Creating and Using Microsoft Fabric Lakehouse
This post aims to demonstrate how easy it is to use Lakehouse in Microsoft Fabric for data processing. In general, a data lakehouse represents a modern approach that combines the advantages of data lakes and data warehouses. It supports high-scale BI and machine learning while providing transactional support for both structured and unstructured data.
I am planning to share/capture my learnings in a beginner friendly blog posts covering Fabric features and functionalities. This can serve as a helpful reference for me and other like-minded learners of Microsoft Fabric. Appreciate your comments/views in case if anything represented incorrectly.
In Microsoft terms, Fabric Lakehouse is a data architecture platform for storing, managing, and analyzing structured and unstructured data in a single location. It provides a flexible and scalable solution that allows organizations to handle large volumes of data using various tools and frameworks for processing and analysis. Below are the key terms and approaches employed in the Fabric Lakehouse.
Delta Lake: In a Fabric lakehouse, data is stored in highly scalable file storage format in a OneLake store and a relational objects such as tables and views based on the open source Delta Lake format. It is applied as a metadata layer so that they can be queried using SQL. Delta Lake is the optimized storage layer that provides the foundation for tables in a lakehouse with file-based transaction log that can be used by any system for reading and processing. All tables on lackhouse are Delta tables by default. Delta Transaction Log Protocol
SQL analytics Endpoint: Fabric provides a SQL-based experience for lakehouse Delta tables called the SQL analytics endpoint. It helps analye data using SQL, save functions and views that can be accessed by switching to SQL analytics endpoint in the Lakehouse explorer. Creating a lakehose automatically creates a SQL analytics endponit that points to the Delta table in created lakehouse. Every Lakehouse has one SQL analytics endpoint, and each workspace can have more than one Lakehouse.

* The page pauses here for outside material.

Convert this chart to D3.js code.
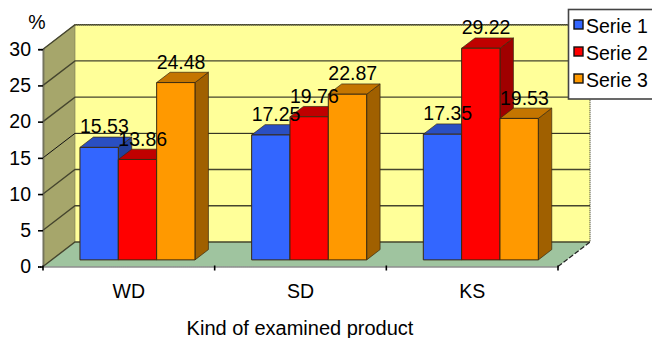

Intracting with a lakehouse and the data within it can be done through the following ways.
- Lakehouse explore provides an interface to users for data navigation, access and handling with three sections such us a Table section, Unidentified Area and File section.

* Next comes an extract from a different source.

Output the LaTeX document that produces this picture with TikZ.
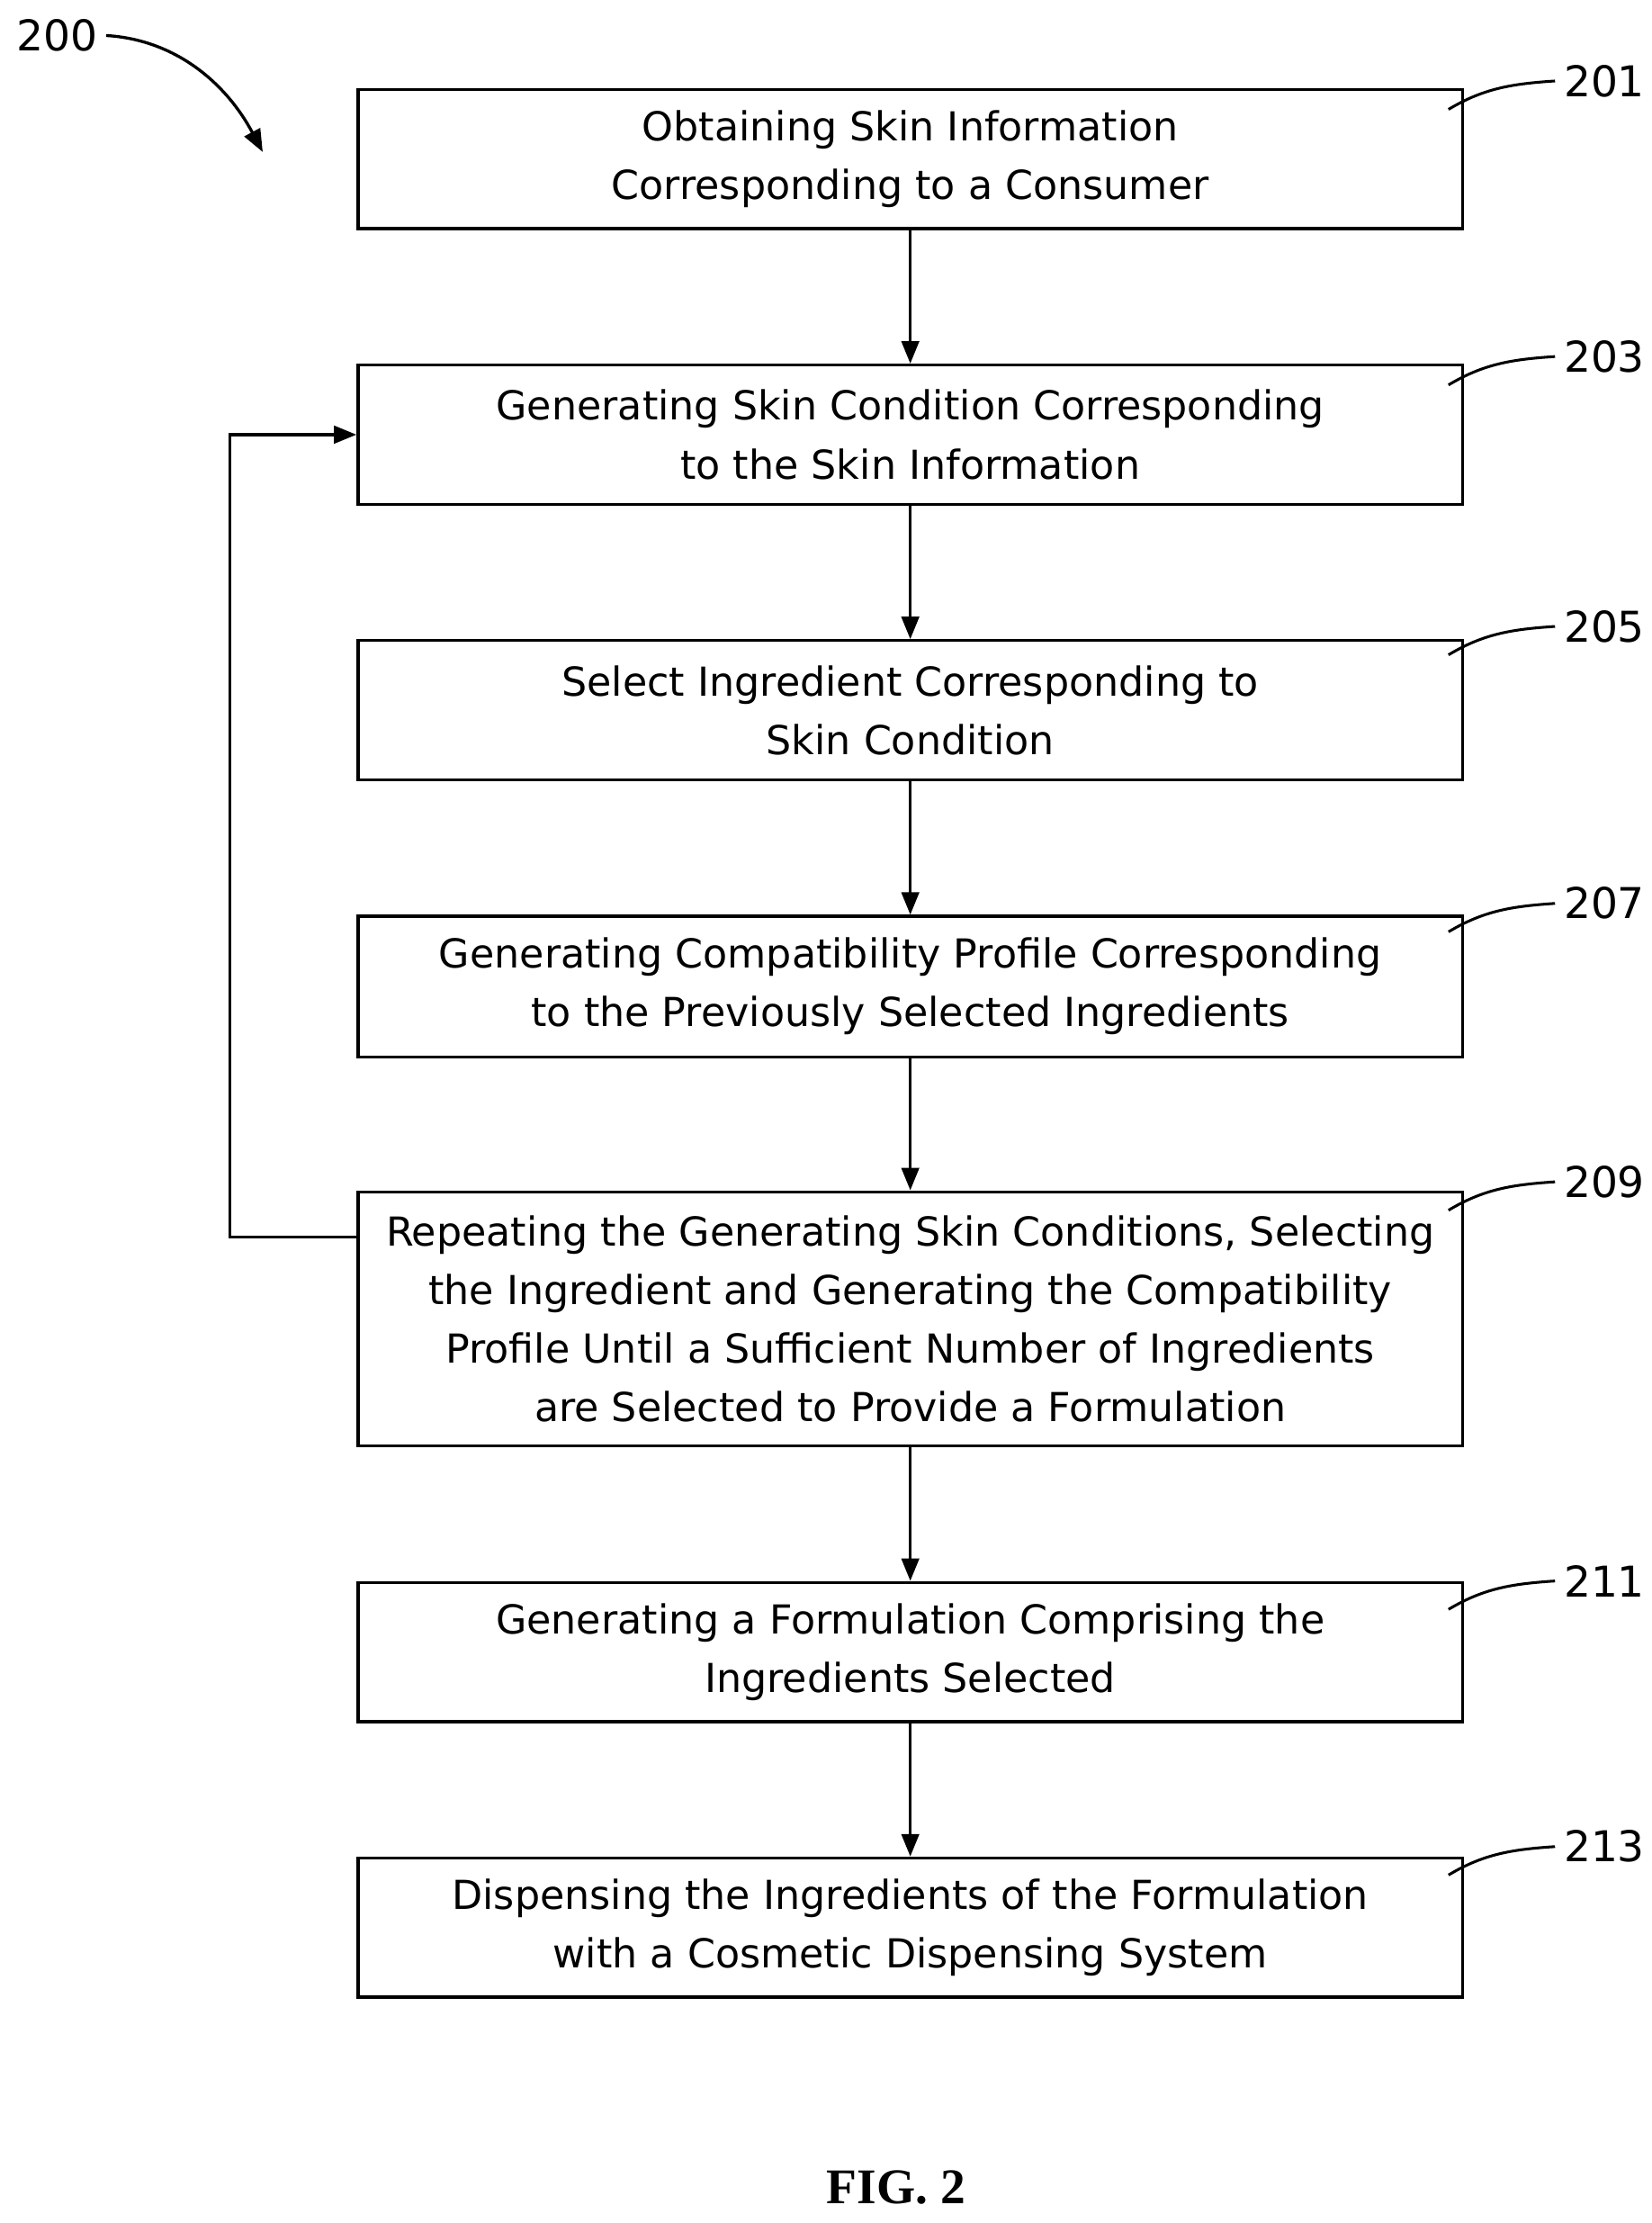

- Notebooks allows users to write code, transform and write directly to Lakehouse as tables and/or folders. Fabric lakehouse with a notebook supports Spark API and Pandas API for these operation.
- Pipelines provides data integration utilities such as pipeline copy tool to pull data from other sources into the Lakehouse.
- Apache Spark job definitions is a Microsoft Fabric code item that allows you to submit batch/streaming jobs to Spark clusters.
- Dataflows Gen 2 assist in getting and transforming the data from various data sources and publish the dataflow.
Creating and Using Lakehouse: A lakehouse can be created after creating a workspace in Fabric by selecting Synapse Data Engineering.
Fabric Lakehouse Explorer View:
Enables you to explore tables and files.
- Tables folders includes tables that can be queried using SQL. These tables are based on Delta lake file format as explained.
- Files folder contains files for the lakehouse uploaded by the user.
- Upload: Files can be uploaded by selecting Upload > Upload File in the Files folder. Uploaded files can be validated by using the preview option.
- Shortcuts can be created to reference data that is stored externally.
- Load to Table allows to load the data from the uploaded file into a table to query it using SQL.
SQL analytics Endpoint View:
Through the SQL analytics endpoint tables can be queried using SQL statements.
- New SQL Query provides the interface to write and execute SQL statements.
- Create a visual query provides Power BI experience to apply Power Query approach for managing coloumns and transform operations.
- New Report allows tables in your lakehouse are automatically added to a default semantic model for reporting with Power BI. Provides the Power BI experience for report/dashboard creation.
We will review features like using Apache Spark for processing data from files and Delta Lake tables in Lakehouse in the upcoming posts.